Faute - Société - Filiale - Décisions prises par l'actionnaire - Cession de parts d'une société en état de cessation des paiements - Obligation de s'assurer que le cessionnaire dispose d'un projet de reprise viable (non)
Com., 1 mars 2023, pourvoi n° 21-14.787
Une société mère a-t-elle l’obligation, lorsqu’elle cède les parts d’une filiale en état de cessation des paiements, de s’assurer de la viabilité du projet de reprise du cessionnaire ?
Cette question s’inscrit dans le cadre d’un litige opposant les salariés d’une filiale mise en liquidation judiciaire qui, ayant été licenciés par le liquidateur, ont assigné la société mère en paiement, sur le fondement de l’article 1382 ancien du code civil, de dommages et intérêts en réparation du préjudice né de la perte de leur emploi.

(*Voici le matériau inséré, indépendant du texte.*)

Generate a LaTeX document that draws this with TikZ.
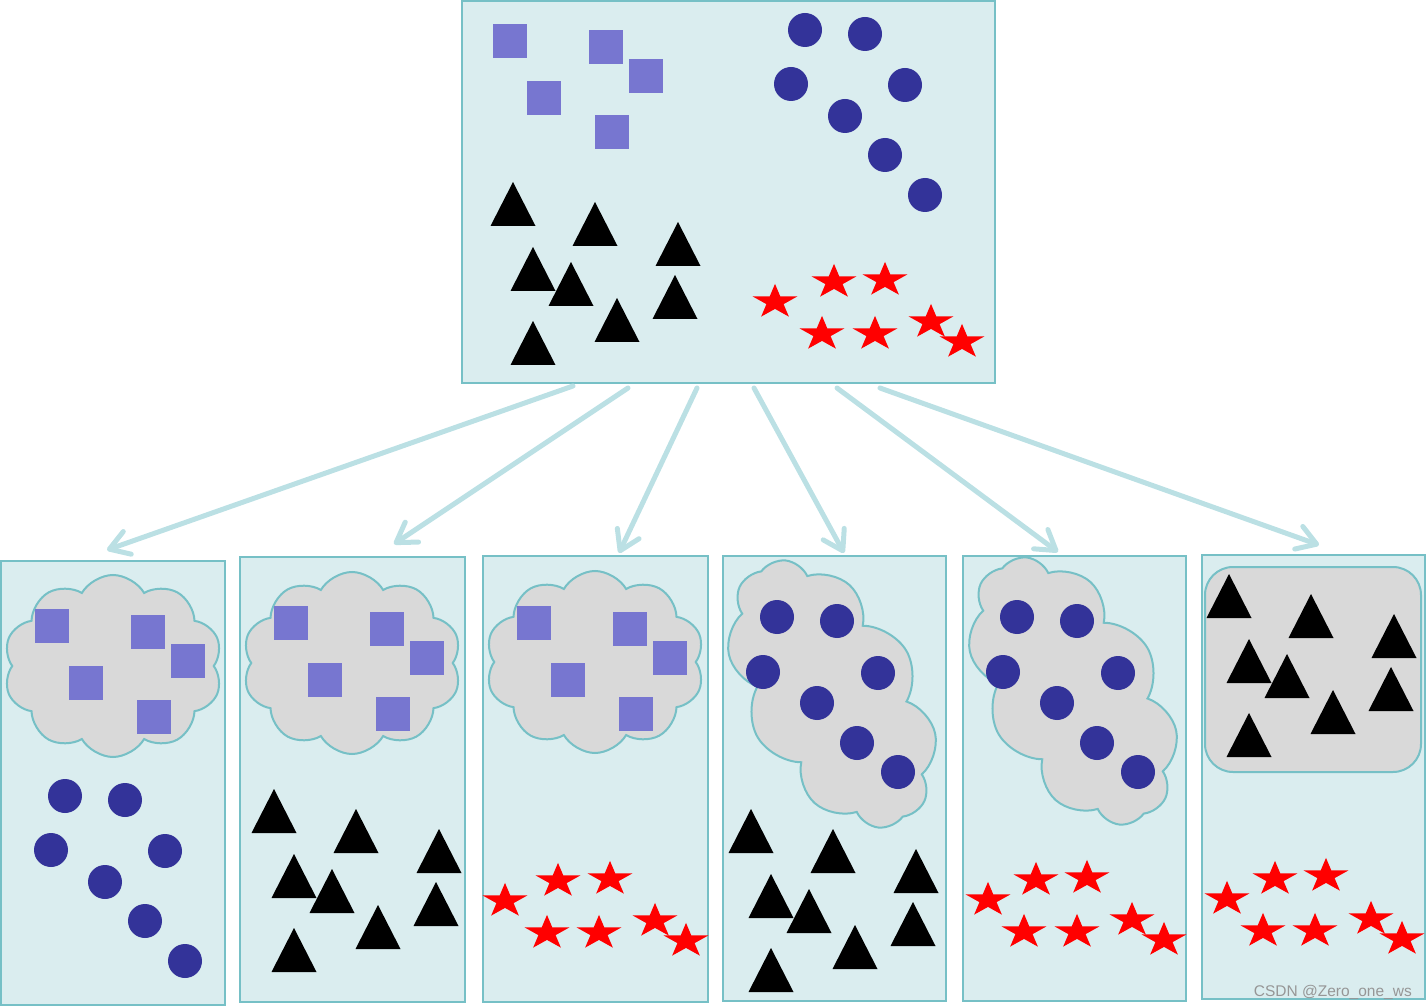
\documentclass[tikz,border=0pt]{standalone}
\usepackage{fontspec}
\setmainfont{Liberation Sans}
\usetikzlibrary{arrows.meta,shapes.symbols}
\definecolor{panelfill}{RGB}{218,237,239}
\definecolor{panelline}{RGB}{118,192,198}
\definecolor{cloudfill}{RGB}{217,217,217}
\definecolor{sqcol}{RGB}{119,118,208}
\definecolor{circol}{RGB}{51,51,153}
\definecolor{arrcol}{RGB}{187,224,228}
\definecolor{wmcol}{RGB}{150,150,150}
\tikzset{
  panel/.style={draw=panelline, fill=panelfill, line width=2pt, rectangle, inner sep=0pt, outer sep=0pt},
  puffy/.style={draw=panelline, fill=cloudfill, line width=2pt, cloud, cloud puffs=10, cloud puff arc=120, cloud ignores aspect, inner sep=0pt},
  arr/.style={draw=arrcol, line width=5pt, line cap=round, -{Straight Barb[length=19pt,width=24pt,round]}},
}
\newcommand\mySq[2]{\fill[sqcol] (#1-17,#2-17) rectangle (#1+17,#2+17);}
\newcommand\myDot[2]{\fill[circol] (#1,#2) circle[radius=17pt];}
\newcommand\myTri[2]{\fill[black] (#1,#2) -- (#1+22.5,#2+44) -- (#1-22.5,#2+44) -- cycle;}
\newcommand\myStar[2]{\fill[red,shift={(#1,#2)},xscale=23.6,yscale=18.1] (-90:1) -- (-54:0.382) -- (-18:1) -- (18:0.382) -- (54:1) -- (90:0.382) -- (126:1) -- (162:0.382) -- (198:1) -- (234:0.382) -- cycle;}
\newcommand\SqGroup{\mySq{510}{41}\mySq{606}{47}\mySq{646}{76}\mySq{544}{98}\mySq{612}{132}}
\newcommand\TriGroup{\myTri{513}{182}\myTri{595}{202}\myTri{678}{222}\myTri{533}{247}\myTri{571}{262}\myTri{675}{275}\myTri{617}{298}\myTri{533}{321}}
\newcommand\DotGroup{\myDot{805}{30}\myDot{865}{34}\myDot{791}{84}\myDot{905}{85}\myDot{845}{116}\myDot{885}{155}\myDot{925}{195}}
\begin{document}
\begin{tikzpicture}[x=1pt,y=-1pt]
\useasboundingbox (0,0) rectangle (1428,1008);
% panels
\node[panel, minimum width=533pt, minimum height=382pt] (top) at (728.5,192) {};
\node[panel, minimum width=224pt, minimum height=444pt] (b1) at (113,783) {};
\node[panel, minimum width=225pt, minimum height=445pt] (b2) at (352.5,779.5) {};
\node[panel, minimum width=225pt, minimum height=446pt] (b3) at (595.5,779) {};
\node[panel, minimum width=223pt, minimum height=445pt] (b4) at (834.5,778.5) {};
\node[panel, minimum width=223pt, minimum height=445pt] (b5) at (1074.5,778.5) {};
\node[panel, minimum width=223pt, minimum height=444pt] (b6) at (1313.5,777) {};
% clouds
\node[puffy, minimum width=219pt, minimum height=182pt] (cl1) at (113,666) {};
\node[puffy, minimum width=219pt, minimum height=182pt] (cl2) at (352,663) {};
\node[puffy, minimum width=219pt, minimum height=182pt] (cl3) at (595,662) {};
\node[puffy, minimum width=292pt, minimum height=172pt, rotate=-60] (cl4) at (832,694) {};
\node[puffy, minimum width=292pt, minimum height=172pt, rotate=-60] (cl5) at (1073,691) {};
\node[draw=panelline, fill=cloudfill, line width=2pt, rounded corners=28pt, minimum width=216pt, minimum height=205pt] (rr) at (1313,669.5) {};
% top panel content
\SqGroup
\DotGroup
\TriGroup
\myStar{775}{302}\myStar{834}{282}\myStar{885}{280}\myStar{822}{334}\myStar{875}{334}\myStar{931}{322}\myStar{962}{342}
% box 1
\begin{scope}[shift={(-458,585)}]\SqGroup\end{scope}
\begin{scope}[shift={(-740,766)}]\DotGroup\end{scope}
% box 2
\begin{scope}[shift={(-219,582)}]\SqGroup\end{scope}
\begin{scope}[shift={(-239,607)}]\TriGroup\end{scope}
% box 3
\begin{scope}[shift={(24,582)}]\SqGroup\end{scope}
\myStar{505}{901}\myStar{558}{881}\myStar{610}{879}\myStar{547}{933}\myStar{599}{933}\myStar{655}{921}\myStar{686}{941}
% box 4
\myDot{777}{617}\myDot{837}{621}\myDot{763}{672}\myDot{878}{673}\myDot{817}{703}\myDot{857}{743}\myDot{898}{772}
\begin{scope}[shift={(238,627)}]\TriGroup\end{scope}
% box 5
\myDot{1017}{617}\myDot{1077}{621}\myDot{1003}{672}\myDot{1118}{673}\myDot{1057}{703}\myDot{1097}{743}\myDot{1138}{772}
\myStar{988}{900}\myStar{1036}{880}\myStar{1087}{878}\myStar{1024}{932}\myStar{1077}{932}\myStar{1132}{920}\myStar{1164}{940}
% box 6
\begin{scope}[shift={(716,392)}]\TriGroup\end{scope}
\myStar{1227}{899}\myStar{1275}{879}\myStar{1326}{876}\myStar{1263}{931}\myStar{1315}{931}\myStar{1371}{919}\myStar{1402}{939}
% arrows
\coordinate (s1) at (573,386); \coordinate (e1) at (107,550);
\coordinate (s2) at (628,388); \coordinate (e2) at (394,544);
\coordinate (s3) at (697,388); \coordinate (e3) at (619,553);
\coordinate (s4) at (754,388); \coordinate (e4) at (844,553);
\coordinate (s5) at (837,388); \coordinate (e5) at (1058,552);
\coordinate (s6) at (880,388); \coordinate (e6) at (1319,545);
\foreach \i in {1,...,6} {\draw[arr] (s\i) -- (e\i);}
% watermark
\node[font=\fontsize{15.5}{15.5}\selectfont, text=wmcol, anchor=base east, inner sep=0pt] (wm) at (1412,996) {CSDN @Zero\_one\_ws};
\end{tikzpicture}
\end{document}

Il est admis en jurisprudence que des salariés puissent agir en responsabilité délictuelle à l’encontre d’une société tierce, en particulier d’une société mère, lorsque celle-ci a concouru, par sa faute, à la déconfiture de leur employeur et, par suite, à la perte de leur emploi, à la condition toutefois qu’ils n’aient pas obtenu dans le cadre de l’instance prud’homale les opposant à leur employeur une indemnité pour licenciement sans cause réelle et sérieuse (Cass soc 8 juillet 2014 n° 13-15.573 et 13-15.470, Bull V n° 180, 24 mai 2018 n° 16-22.903, Bull V n° 88 et, sur le dernier point, 27 janvier 2021 n° 18-23.535).
La société filiale ayant, en l’espèce, été mise en liquidation judiciaire quelques mois après la cession et alors qu’elle était, à cette date, en état de cessation des paiements, la société mère a-t-elle commis une faute en ne s’assurant pas de la viabilité économique et financière, au moins à court terme, du projet de reprise du cessionnaire ?
La chambre commerciale répond par la négative à cette question.
Aucun texte ni aucun principe n’impose, en effet, au cédant de parts d’une société, fût-elle en état de cessation des paiements, de s’assurer, avant la cession, de ce que le cessionnaire dispose d’un projet de reprise garantissant la viabilité de l’entreprise cédée et lui permettant d’échapper, au moins à court terme, à une procédure collective.
Il est, au contraire, jugé que la cessation des paiements n'implique à elle seule ni que l'entreprise en cause soit dans l'impossibilité de poursuivre son activité économique ni que la société qui l'exploite soit elle-même dans l'impossibilité de réaliser son objet (Cass., com 2 mai 2007, n° 05-21.295). S'il existe une obligation pré-contractuelle d'information du cédant sur la situation financière et économique de la société cédée, celle-ci est en faveur du seul cessionnaire et la jurisprudence montre que toute erreur ou tout dol sont exclus lorsque le cessionnaire savait que la société cédée était en état de cessation des paiements et ne pouvait maintenir son activité que par l'apport de fonds.
La fraude étant, par principe, toujours réservée, ce n’est que si la société mère avait cédé les parts de sa filiale en sachant que le cessionnaire était dans l’impossibilité d’en poursuivre l’activité et dans le seul objectif d’échapper à ses obligations en cas de licenciements collectifs que la responsabilité de la société mère aurait pu être engagée en raison de cette fraude qu’en l’espèce la cour d’appel a écarté.